Kate's kitchen has wooden counter tops and cabinetry built from materials found at Rebuilding Exchange.
Kate's kitchen has wooden counter tops and cabinetry built from materials found at Rebuilding Exchange. Credit: Andrea Bauer

Let’s admit it: describing a living space as a “garden apartment” is inaccurate. Gardens get lots of light and have blooming flowers. Basement apartments, especially in the dead of a Chicago winter, are soul-sucking holes. Kate Goshorn was lucky enough to find what she calls a “nonshitty” garden apartment. Nonshitty, definitely, but also kind of awesome.

Kate’s no stranger to subterranean living—she moved into her current basement from a different basement two years ago. The previous spot was a typical cave dwelling, with drop ceilings, industrial carpeting, and neon lighting. “It had glass-block windows so you could never really see outside. When I moved here I felt like I got let out of jail,” she says.

Her present home—customized with elements from Rebuilding Exchange (1740 W. Webster), a sustainable market that reclaims and reuses building materials—is loftlike, featuring an open floor plan and exposed brick.

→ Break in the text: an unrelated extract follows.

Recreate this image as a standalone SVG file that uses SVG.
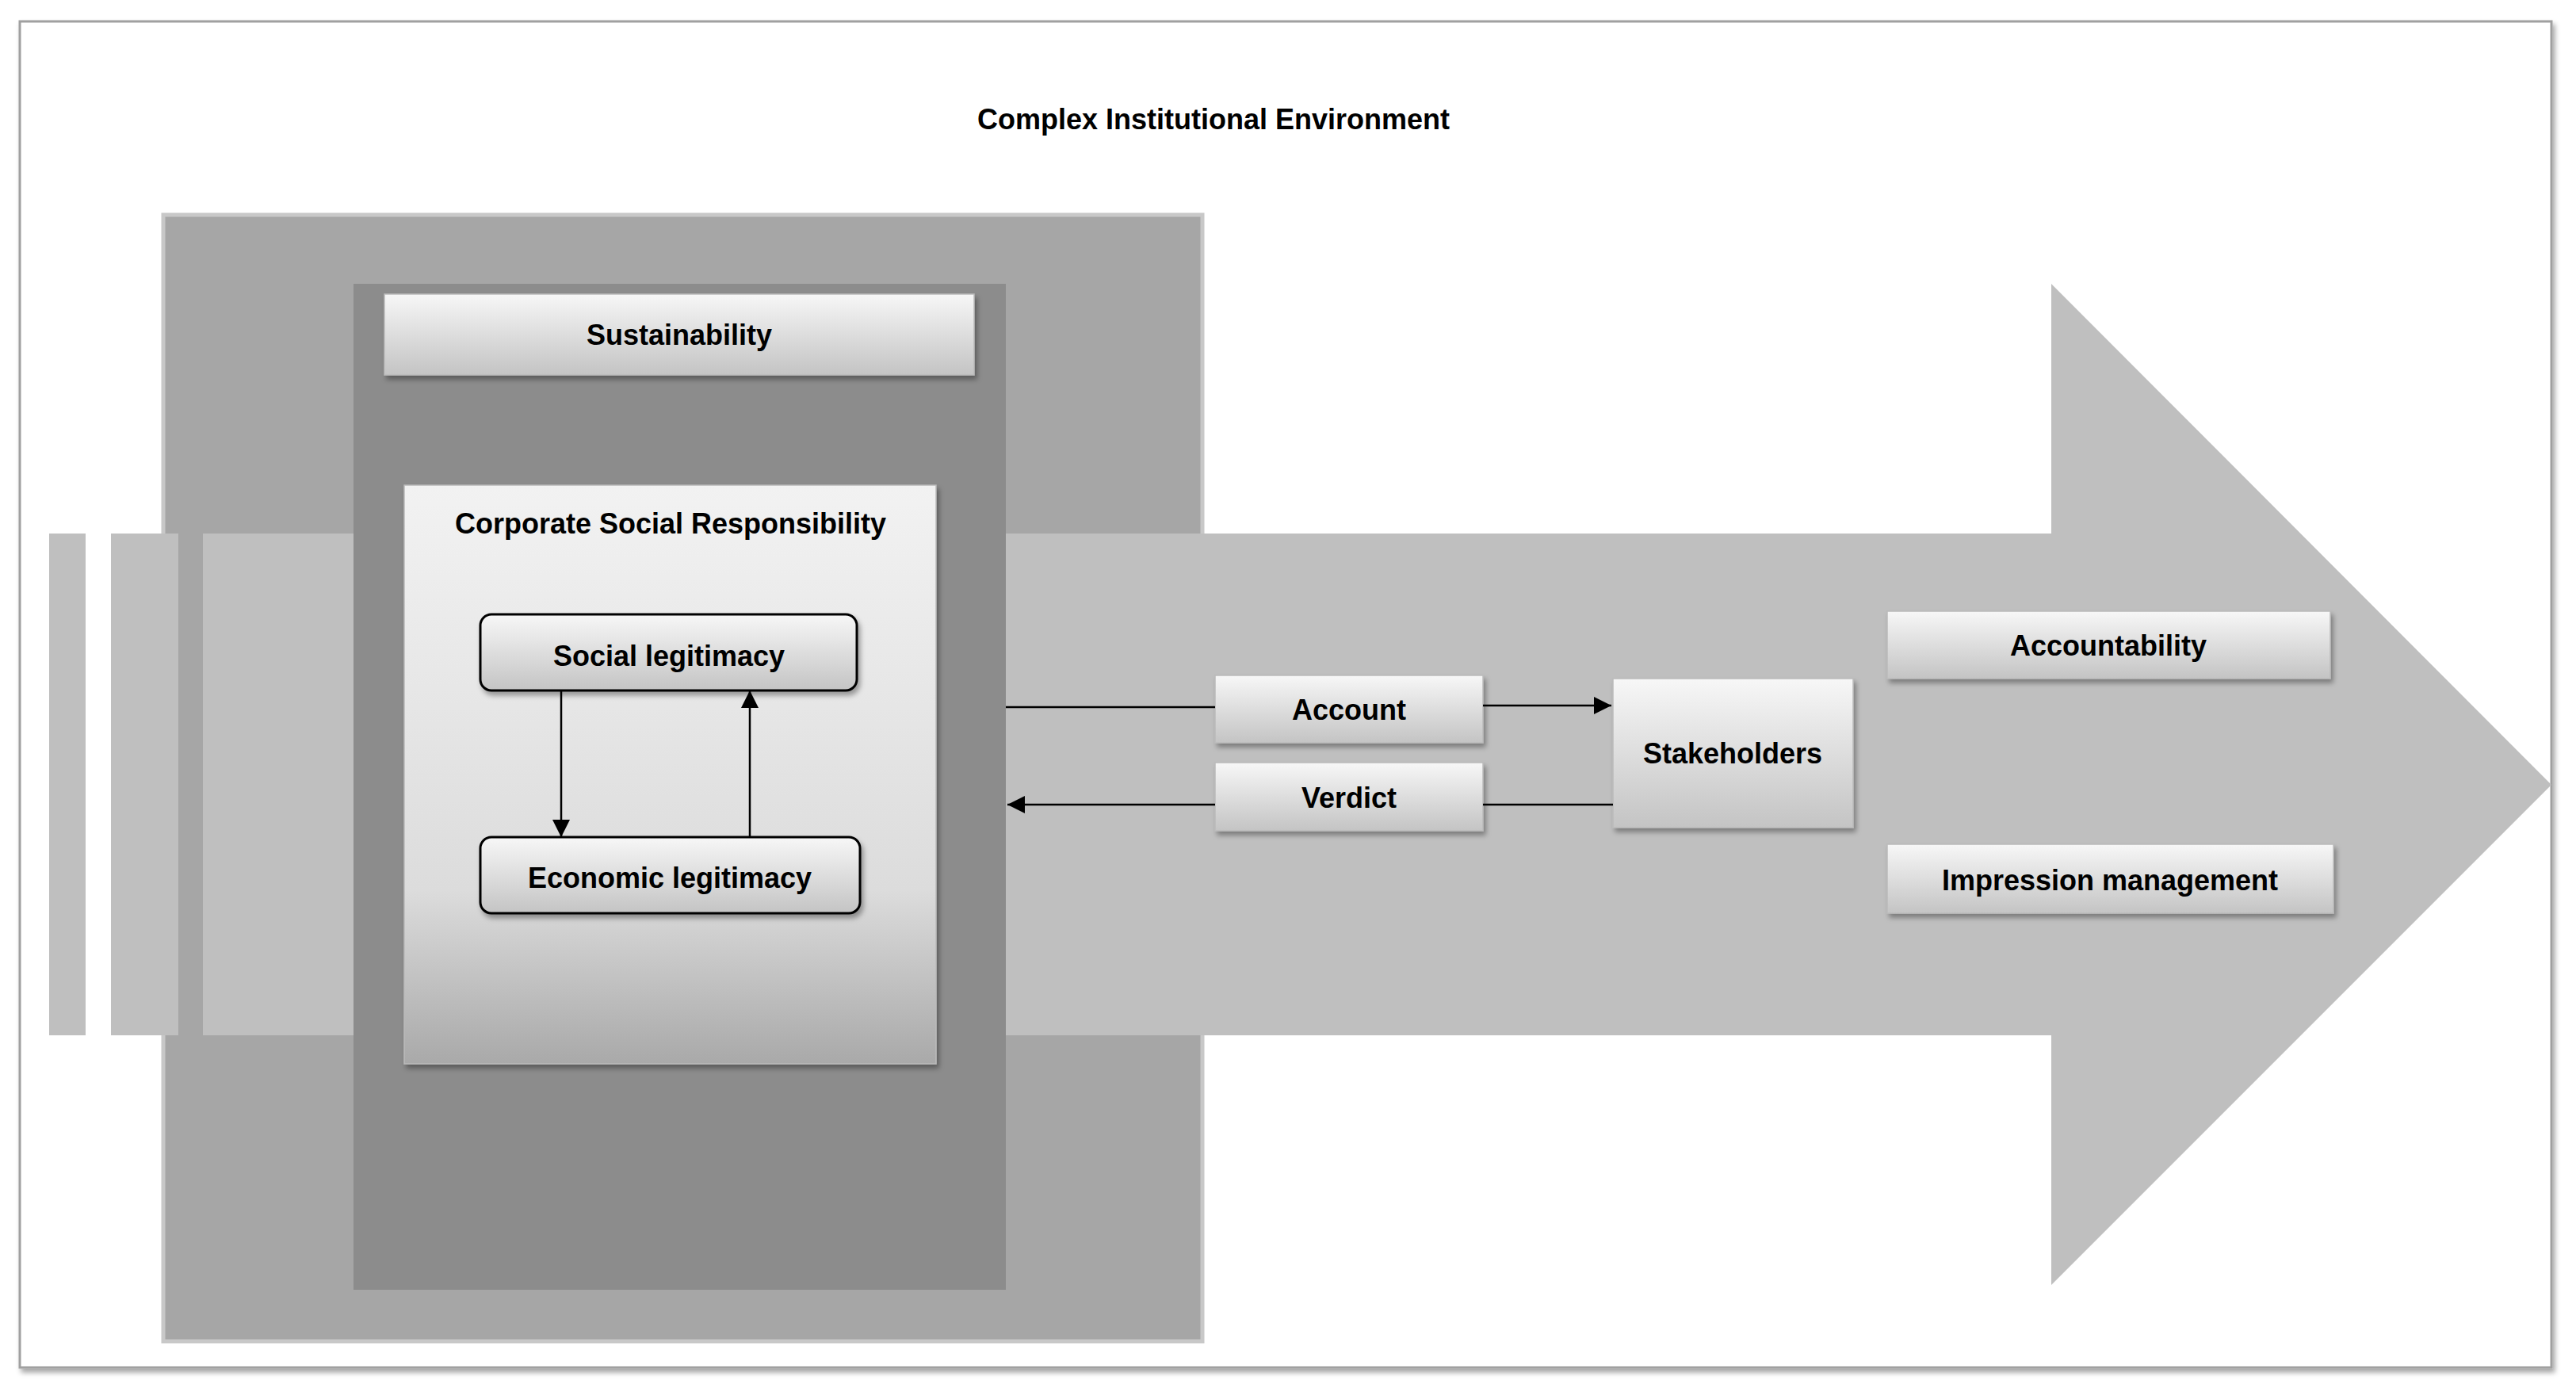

The bathroom’s space is maximized through the incorporation of a pocket door and a Japanese shower, in which water drains through wooden slats in the ground—no tub or curtain required. The rest of the floor is tiled and has radiant heat. Actually, the entire apartment has radiant heat. And a huge walk-in closet stretches nearly the length of the building.

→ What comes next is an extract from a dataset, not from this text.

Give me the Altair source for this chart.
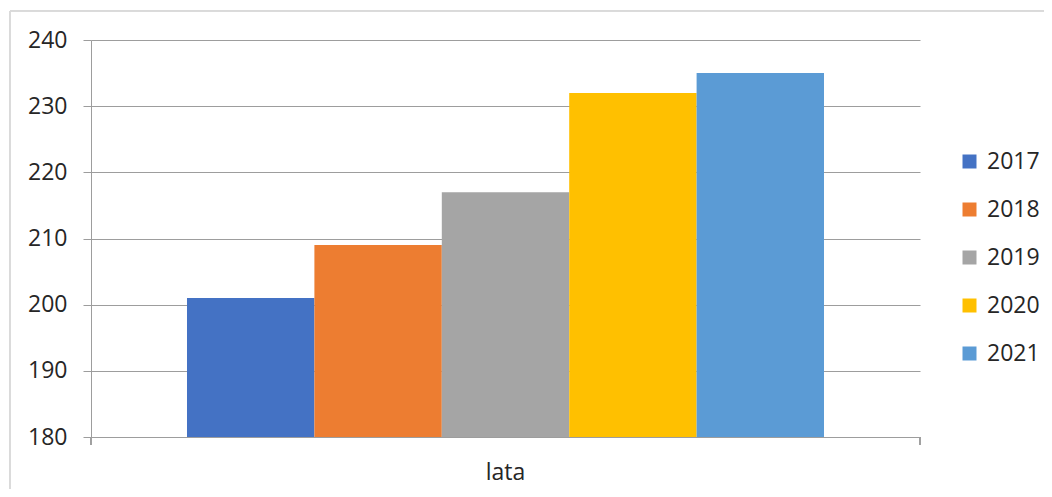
import altair as alt
import pandas as pd

years = ["2017", "2018", "2019", "2020", "2021"]
values = [201, 209, 217, 232, 235]
categories = ["lata", "lata", "lata", "lata", "lata"]
colors = ["#4472C4", "#ED7D31", "#A5A5A5", "#FFC000", "#5B9BD5"]
y_ticks = [180, 190, 200, 210, 220, 230, 240]

df = pd.DataFrame({"kategoria": categories, "rok": years, "wartosc": values})

FONT = "Open Sans"
TEXT = "#262626"
GRID = "#9d9d9d"
W, H = 829, 397

bars = alt.Chart(df).mark_bar().encode(
    x=alt.X(
        "kategoria:N",
        scale=alt.Scale(paddingInner=0, paddingOuter=0.1507),
        axis=alt.Axis(
            title=None, labelAngle=0, ticks=False, domain=True,
            domainColor=GRID, labelFontSize=23, labelFont=FONT,
            labelColor=TEXT, labelPadding=24,
        ),
    ),
    xOffset=alt.XOffset("rok:N", scale=alt.Scale(paddingInner=0, paddingOuter=0)),
    y=alt.Y(
        "wartosc:Q",
        scale=alt.Scale(domain=[180, 240], zero=False, nice=False),
        axis=alt.Axis(
            title=None, values=y_ticks, tickSize=8, tickColor=GRID,
            domainColor=GRID, gridColor=GRID, grid=True,
            labelFontSize=23, labelFont=FONT, labelColor=TEXT, labelPadding=16,
        ),
    ),
    y2=alt.datum(180),
    color=alt.Color(
        "rok:N",
        scale=alt.Scale(domain=years, range=colors),
        legend=alt.Legend(
            title=None, orient="none", legendX=867, legendY=110,
            symbolType="square", symbolSize=196, symbolStrokeWidth=0,
            labelFontSize=23, labelFont=FONT, labelColor=TEXT,
            labelOffset=6, rowPadding=24, padding=0,
        ),
    ),
)

tick_left = alt.Chart(df).mark_rule(color=GRID).encode(
    x=alt.value(0), y=alt.value(H), y2=alt.value(H + 8)
)
tick_right = alt.Chart(df).mark_rule(color=GRID).encode(
    x=alt.value(W), y=alt.value(H), y2=alt.value(H + 8)
)
border_left = alt.Chart(df).mark_rule(color="#D9D9D9").encode(
    x=alt.value(-81), y=alt.value(-29), y2=alt.value(500)
)
border_top = alt.Chart(df).mark_rule(color="#D9D9D9").encode(
    x=alt.value(-81), x2=alt.value(1000), y=alt.value(-29)
)

chart = alt.layer(bars, tick_left, tick_right, border_left, border_top).properties(
    width=W, height=H,
    autosize=alt.AutoSizeParams(type="none"),
    padding={"left": 83, "top": 32, "right": 124, "bottom": 52},
).configure_view(stroke=None)

chart.save("out.html", embed_options={"renderer": "svg", "actions": False})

Aside from books and a few choice pieces of art—a leaf collage by her father, a drawing by local artist Melina Ausikaitis, a velvet tiger painting found in an abandoned apartment—Kate doesn’t have much stuff. “If you live in small places and have a lot of stuff you may end up being one of those people they find under a pile of it. I try to not have things that collect dust.”

The apartment has another atypical perk: a view. A street-level window offers a shot of Humboldt Park. “You can look out and not see any neighbors; you feel like you have a lot more space.” But the best part, Kate says, is having a window in her bedroom. “In the morning I can have sun coming in on me, which is a lot more life affirming than in my old place.”